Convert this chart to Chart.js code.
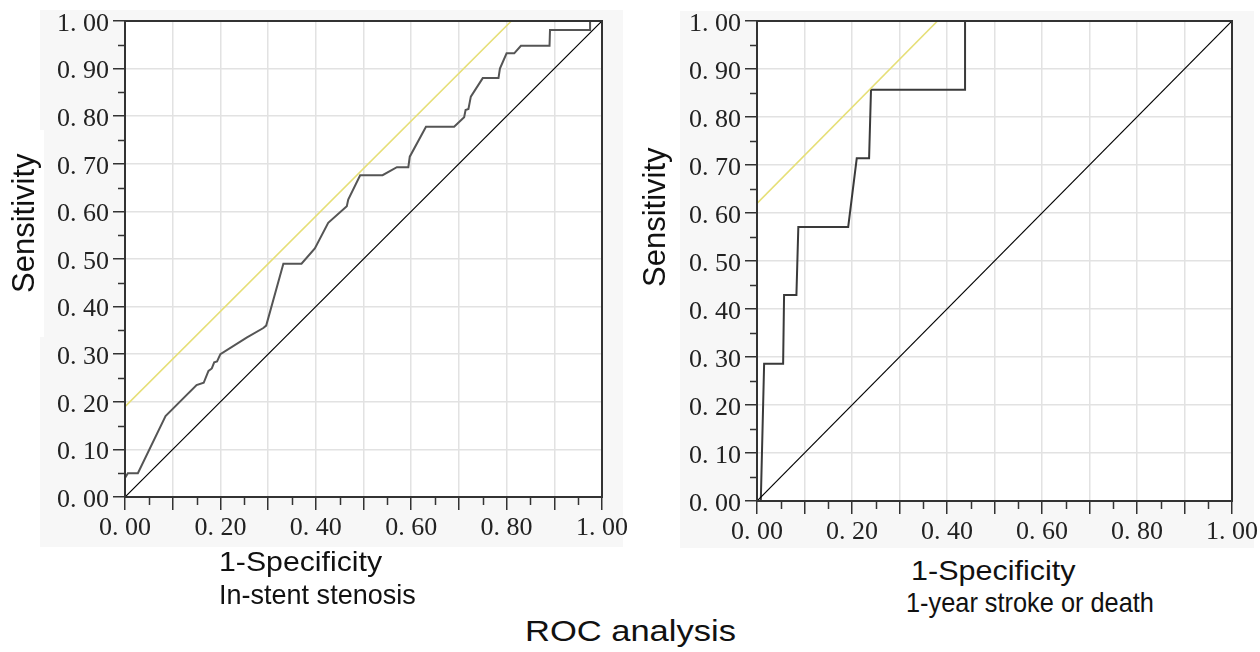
<!DOCTYPE html>
<html>
<head>
<meta charset="utf-8">
<script src="https://cdn.jsdelivr.net/npm/chart.js@4/dist/chart.umd.min.js"></script>
<style>
  body { margin: 0; width: 1260px; height: 652px; position: relative; overflow: hidden; background: #fff;
         font-family: "Liberation Sans", Arial, sans-serif; color: #111; }
  .panel { position: absolute; background: #f7f7f7; }
  canvas { position: absolute; }
  .lbl { position: absolute; white-space: nowrap; font-size: 28px; line-height: 28px; transform-origin: left top; }
  .ylab { position: absolute; white-space: nowrap; font-size: 31px; line-height: 31px;
          transform: rotate(-90deg); transform-origin: left top; }
</style>
</head>
<body>
<div class="panel" style="left:40px;top:10px;width:583px;height:537px"></div>
<div class="panel" style="left:680px;top:11px;width:574px;height:537px"></div>
<div style="position:absolute;left:40px;top:130px;width:4px;height:207px;background:#fff"></div>

<canvas id="leftChart" width="600" height="537" style="left:40px;top:10px"></canvas>
<canvas id="rightChart" width="580" height="537" style="left:680px;top:11px"></canvas>

<div class="ylab" style="left:8px;top:293px">Sensitivity</div>
<div class="ylab" style="left:639px;top:287px">Sensitivity</div>

<div class="lbl" style="left:219px;top:548px;transform:scaleX(1.08)">1-Specificity</div>
<div class="lbl" style="left:219px;top:581px;transform:scaleX(0.965)">In-stent stenosis</div>
<div class="lbl" style="left:911px;top:557px;transform:scaleX(1.09)">1-Specificity</div>
<div class="lbl" style="left:906px;top:589px;transform:scaleX(0.905)">1-year stroke or death</div>
<div class="lbl" style="left:525px;top:616px;font-size:30px;line-height:30px;transform:scaleX(1.15)">ROC analysis</div>

<script>
// ROC curve, in-stent stenosis (1-specificity / sensitivity)
const leftFpr = [0, 0.006, 0.027, 0.085, 0.15, 0.165, 0.175, 0.182, 0.187, 0.193, 0.2, 0.255, 0.29, 0.296,
  0.332, 0.37, 0.398, 0.426, 0.465, 0.468, 0.493, 0.54, 0.57, 0.594, 0.597, 0.631, 0.69, 0.711, 0.714,
  0.72, 0.725, 0.75, 0.783, 0.786, 0.8, 0.816, 0.83, 0.89, 0.891, 0.975, 0.975];
const leftTpr = [0.04, 0.05, 0.05, 0.17, 0.235, 0.24, 0.265, 0.27, 0.283, 0.285, 0.3, 0.335, 0.355, 0.36,
  0.49, 0.49, 0.522, 0.576, 0.611, 0.625, 0.676, 0.676, 0.693, 0.693, 0.715, 0.778, 0.778, 0.798, 0.813,
  0.815, 0.841, 0.88, 0.88, 0.9, 0.932, 0.932, 0.948, 0.948, 0.981, 0.981, 1.0];

// ROC curve, 1-year stroke or death
const rightFpr = [0.008, 0.015, 0.055, 0.057, 0.083, 0.087, 0.192, 0.21, 0.236, 0.24, 0.438, 0.438, 1.0];
const rightTpr = [0, 0.286, 0.286, 0.429, 0.429, 0.571, 0.571, 0.714, 0.714, 0.857, 0.857, 1.0, 1.0];

// chance line and the yellow tangent lines
const refX = [0, 1];
const refY = [0, 1];
const leftCutX = [0, 0.81];
const leftCutY = [0.19, 1.0];
const rightCutX = [0, 0.38];
const rightCutY = [0.62, 1.0];

// tick labels (index = tick number, step 0.1)
const yTickLabels = ['0. 00', '0. 10', '0. 20', '0. 30', '0. 40', '0. 50', '0. 60', '0. 70', '0. 80', '0. 90', '1. 00'];
const xTickLabels = ['0. 00', '', '0. 20', '', '0. 40', '', '0. 60', '', '0. 80', '', '1. 00'];
const minorTicks = [0.05, 0.15, 0.25, 0.35, 0.45, 0.55, 0.65, 0.75, 0.85, 0.95];

function pts(xs, ys) {
  return xs.map((x, i) => ({ x: x, y: ys[i] }));
}

// white plot area, dark frame and the short minor tick marks
const framePlugin = {
  id: 'frame',
  beforeDraw(chart) {
    const { ctx, chartArea: a } = chart;
    ctx.save();
    ctx.fillStyle = '#fff';
    ctx.fillRect(a.left, a.top, a.right - a.left, a.bottom - a.top);
    ctx.restore();
  },
  afterDraw(chart) {
    const { ctx, chartArea: a, scales } = chart;
    ctx.save();
    ctx.strokeStyle = '#333';
    ctx.lineWidth = 2;
    ctx.strokeRect(a.left, a.top, a.right - a.left, a.bottom - a.top);
    ctx.lineWidth = 1.5;
    ctx.beginPath();
    minorTicks.forEach(v => {
      const px = Math.round(scales.x.getPixelForValue(v)) + 0.5;
      ctx.moveTo(px, a.bottom);
      ctx.lineTo(px, a.bottom + 8);
      const py = Math.round(scales.y.getPixelForValue(v)) + 0.5;
      ctx.moveTo(a.left, py);
      ctx.lineTo(a.left - 7, py);
    });
    ctx.stroke();
    ctx.restore();
  }
};

function makeChart(id, curveX, curveY, cutX, cutY, curveColor, yWidth, xHeight, padTop, padRight) {
  const tickFont = { family: '"Liberation Serif", "Times New Roman", serif', size: 26 };
  const line = { showLine: true, pointRadius: 0, fill: false, tension: 0 };
  return new Chart(document.getElementById(id), {
    type: 'scatter',
    data: {
      datasets: [
        Object.assign({ data: pts(refX, refY), borderColor: '#000', borderWidth: 1.2 }, line),
        Object.assign({ data: pts(cutX, cutY), borderColor: '#e6df77', borderWidth: 1.6 }, line),
        Object.assign({ data: pts(curveX, curveY), borderColor: curveColor, borderWidth: 2 }, line)
      ]
    },
    options: {
      responsive: false,
      animation: false,
      devicePixelRatio: 1,
      layout: { padding: { top: padTop, right: padRight, left: 0, bottom: 0 } },
      plugins: { legend: { display: false }, tooltip: { enabled: false } },
      scales: {
        x: {
          type: 'linear', min: 0, max: 1,
          ticks: { stepSize: 0.1, autoSkip: false, maxRotation: 0, font: tickFont, color: '#222', padding: 3,
                   callback: (v, i) => xTickLabels[i] },
          grid: { color: '#e2e2e2', lineWidth: 1.5, tickLength: 13, tickColor: '#333', tickWidth: 1.5 },
          border: { display: true, color: '#333', width: 2 },
          afterFit(s) { s.height = xHeight; s.paddingLeft = 0; s.paddingRight = 0; }
        },
        y: {
          type: 'linear', min: 0, max: 1,
          ticks: { stepSize: 0.1, autoSkip: false, font: tickFont, color: '#222', padding: 4, labelOffset: 3,
                   callback: (v, i) => yTickLabels[i] },
          grid: { color: '#e2e2e2', lineWidth: 1.5, tickLength: 12, tickColor: '#333', tickWidth: 1.5 },
          border: { display: true, color: '#333', width: 2 },
          afterFit(s) { s.width = yWidth; s.paddingTop = 0; s.paddingBottom = 0; }
        }
      }
    },
    plugins: [framePlugin]
  });
}

makeChart('leftChart', leftFpr, leftTpr, leftCutX, leftCutY, '#555', 85, 50, 11, 38);
makeChart('rightChart', rightFpr, rightTpr, rightCutX, rightCutY, '#3a3a3a', 77, 47, 10, 28);
</script>
</body>
</html>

======

• _Written task_: Every line of the material is to be quoted exactly, with no pictures carried over.

• _Expected answer_:
Convert this chart to Chart.js code.
<!DOCTYPE html>
<html>
<head>
<meta charset="utf-8">
<script src="https://cdn.jsdelivr.net/npm/chart.js@4/dist/chart.umd.min.js"></script>
<style>
  body { margin: 0; width: 1260px; height: 652px; position: relative; overflow: hidden; background: #fff;
         font-family: "Liberation Sans", Arial, sans-serif; color: #111; }
  .panel { position: absolute; background: #f7f7f7; }
  canvas { position: absolute; }
  .lbl { position: absolute; white-space: nowrap; font-size: 28px; line-height: 28px; transform-origin: left top; }
  .ylab { position: absolute; white-space: nowrap; font-size: 31px; line-height: 31px;
          transform: rotate(-90deg); transform-origin: left top; }
</style>
</head>
<body>
<div class="panel" style="left:40px;top:10px;width:583px;height:537px"></div>
<div class="panel" style="left:680px;top:11px;width:574px;height:537px"></div>
<div style="position:absolute;left:40px;top:130px;width:4px;height:207px;background:#fff"></div>

<canvas id="leftChart" width="600" height="537" style="left:40px;top:10px"></canvas>
<canvas id="rightChart" width="580" height="537" style="left:680px;top:11px"></canvas>

<div class="ylab" style="left:8px;top:293px">Sensitivity</div>
<div class="ylab" style="left:639px;top:287px">Sensitivity</div>

<div class="lbl" style="left:219px;top:548px;transform:scaleX(1.08)">1-Specificity</div>
<div class="lbl" style="left:219px;top:581px;transform:scaleX(0.965)">In-stent stenosis</div>
<div class="lbl" style="left:911px;top:557px;transform:scaleX(1.09)">1-Specificity</div>
<div class="lbl" style="left:906px;top:589px;transform:scaleX(0.905)">1-year stroke or death</div>
<div class="lbl" style="left:525px;top:616px;font-size:30px;line-height:30px;transform:scaleX(1.15)">ROC analysis</div>

<script>
// ROC curve, in-stent stenosis (1-specificity / sensitivity)
const leftFpr = [0, 0.006, 0.027, 0.085, 0.15, 0.165, 0.175, 0.182, 0.187, 0.193, 0.2, 0.255, 0.29, 0.296,
  0.332, 0.37, 0.398, 0.426, 0.465, 0.468, 0.493, 0.54, 0.57, 0.594, 0.597, 0.631, 0.69, 0.711, 0.714,
  0.72, 0.725, 0.75, 0.783, 0.786, 0.8, 0.816, 0.83, 0.89, 0.891, 0.975, 0.975];
const leftTpr = [0.04, 0.05, 0.05, 0.17, 0.235, 0.24, 0.265, 0.27, 0.283, 0.285, 0.3, 0.335, 0.355, 0.36,
  0.49, 0.49, 0.522, 0.576, 0.611, 0.625, 0.676, 0.676, 0.693, 0.693, 0.715, 0.778, 0.778, 0.798, 0.813,
  0.815, 0.841, 0.88, 0.88, 0.9, 0.932, 0.932, 0.948, 0.948, 0.981, 0.981, 1.0];

// ROC curve, 1-year stroke or death
const rightFpr = [0.008, 0.015, 0.055, 0.057, 0.083, 0.087, 0.192, 0.21, 0.236, 0.24, 0.438, 0.438, 1.0];
const rightTpr = [0, 0.286, 0.286, 0.429, 0.429, 0.571, 0.571, 0.714, 0.714, 0.857, 0.857, 1.0, 1.0];

// chance line and the yellow tangent lines
const refX = [0, 1];
const refY = [0, 1];
const leftCutX = [0, 0.81];
const leftCutY = [0.19, 1.0];
const rightCutX = [0, 0.38];
const rightCutY = [0.62, 1.0];

// tick labels (index = tick number, step 0.1)
const yTickLabels = ['0. 00', '0. 10', '0. 20', '0. 30', '0. 40', '0. 50', '0. 60', '0. 70', '0. 80', '0. 90', '1. 00'];
const xTickLabels = ['0. 00', '', '0. 20', '', '0. 40', '', '0. 60', '', '0. 80', '', '1. 00'];
const minorTicks = [0.05, 0.15, 0.25, 0.35, 0.45, 0.55, 0.65, 0.75, 0.85, 0.95];

function pts(xs, ys) {
  return xs.map((x, i) => ({ x: x, y: ys[i] }));
}

// white plot area, dark frame and the short minor tick marks
const framePlugin = {
  id: 'frame',
  beforeDraw(chart) {
    const { ctx, chartArea: a } = chart;
    ctx.save();
    ctx.fillStyle = '#fff';
    ctx.fillRect(a.left, a.top, a.right - a.left, a.bottom - a.top);
    ctx.restore();
  },
  afterDraw(chart) {
    const { ctx, chartArea: a, scales } = chart;
    ctx.save();
    ctx.strokeStyle = '#333';
    ctx.lineWidth = 2;
    ctx.strokeRect(a.left, a.top, a.right - a.left, a.bottom - a.top);
    ctx.lineWidth = 1.5;
    ctx.beginPath();
    minorTicks.forEach(v => {
      const px = Math.round(scales.x.getPixelForValue(v)) + 0.5;
      ctx.moveTo(px, a.bottom);
      ctx.lineTo(px, a.bottom + 8);
      const py = Math.round(scales.y.getPixelForValue(v)) + 0.5;
      ctx.moveTo(a.left, py);
      ctx.lineTo(a.left - 7, py);
    });
    ctx.stroke();
    ctx.restore();
  }
};

function makeChart(id, curveX, curveY, cutX, cutY, curveColor, yWidth, xHeight, padTop, padRight) {
  const tickFont = { family: '"Liberation Serif", "Times New Roman", serif', size: 26 };
  const line = { showLine: true, pointRadius: 0, fill: false, tension: 0 };
  return new Chart(document.getElementById(id), {
    type: 'scatter',
    data: {
      datasets: [
        Object.assign({ data: pts(refX, refY), borderColor: '#000', borderWidth: 1.2 }, line),
        Object.assign({ data: pts(cutX, cutY), borderColor: '#e6df77', borderWidth: 1.6 }, line),
        Object.assign({ data: pts(curveX, curveY), borderColor: curveColor, borderWidth: 2 }, line)
      ]
    },
    options: {
      responsive: false,
      animation: false,
      devicePixelRatio: 1,
      layout: { padding: { top: padTop, right: padRight, left: 0, bottom: 0 } },
      plugins: { legend: { display: false }, tooltip: { enabled: false } },
      scales: {
        x: {
          type: 'linear', min: 0, max: 1,
          ticks: { stepSize: 0.1, autoSkip: false, maxRotation: 0, font: tickFont, color: '#222', padding: 3,
                   callback: (v, i) => xTickLabels[i] },
          grid: { color: '#e2e2e2', lineWidth: 1.5, tickLength: 13, tickColor: '#333', tickWidth: 1.5 },
          border: { display: true, color: '#333', width: 2 },
          afterFit(s) { s.height = xHeight; s.paddingLeft = 0; s.paddingRight = 0; }
        },
        y: {
          type: 'linear', min: 0, max: 1,
          ticks: { stepSize: 0.1, autoSkip: false, font: tickFont, color: '#222', padding: 4, labelOffset: 3,
                   callback: (v, i) => yTickLabels[i] },
          grid: { color: '#e2e2e2', lineWidth: 1.5, tickLength: 12, tickColor: '#333', tickWidth: 1.5 },
          border: { display: true, color: '#333', width: 2 },
          afterFit(s) { s.width = yWidth; s.paddingTop = 0; s.paddingBottom = 0; }
        }
      }
    },
    plugins: [framePlugin]
  });
}

makeChart('leftChart', leftFpr, leftTpr, leftCutX, leftCutY, '#555', 85, 50, 11, 38);
makeChart('rightChart', rightFpr, rightTpr, rightCutX, rightCutY, '#3a3a3a', 77, 47, 10, 28);
</script>
</body>
</html>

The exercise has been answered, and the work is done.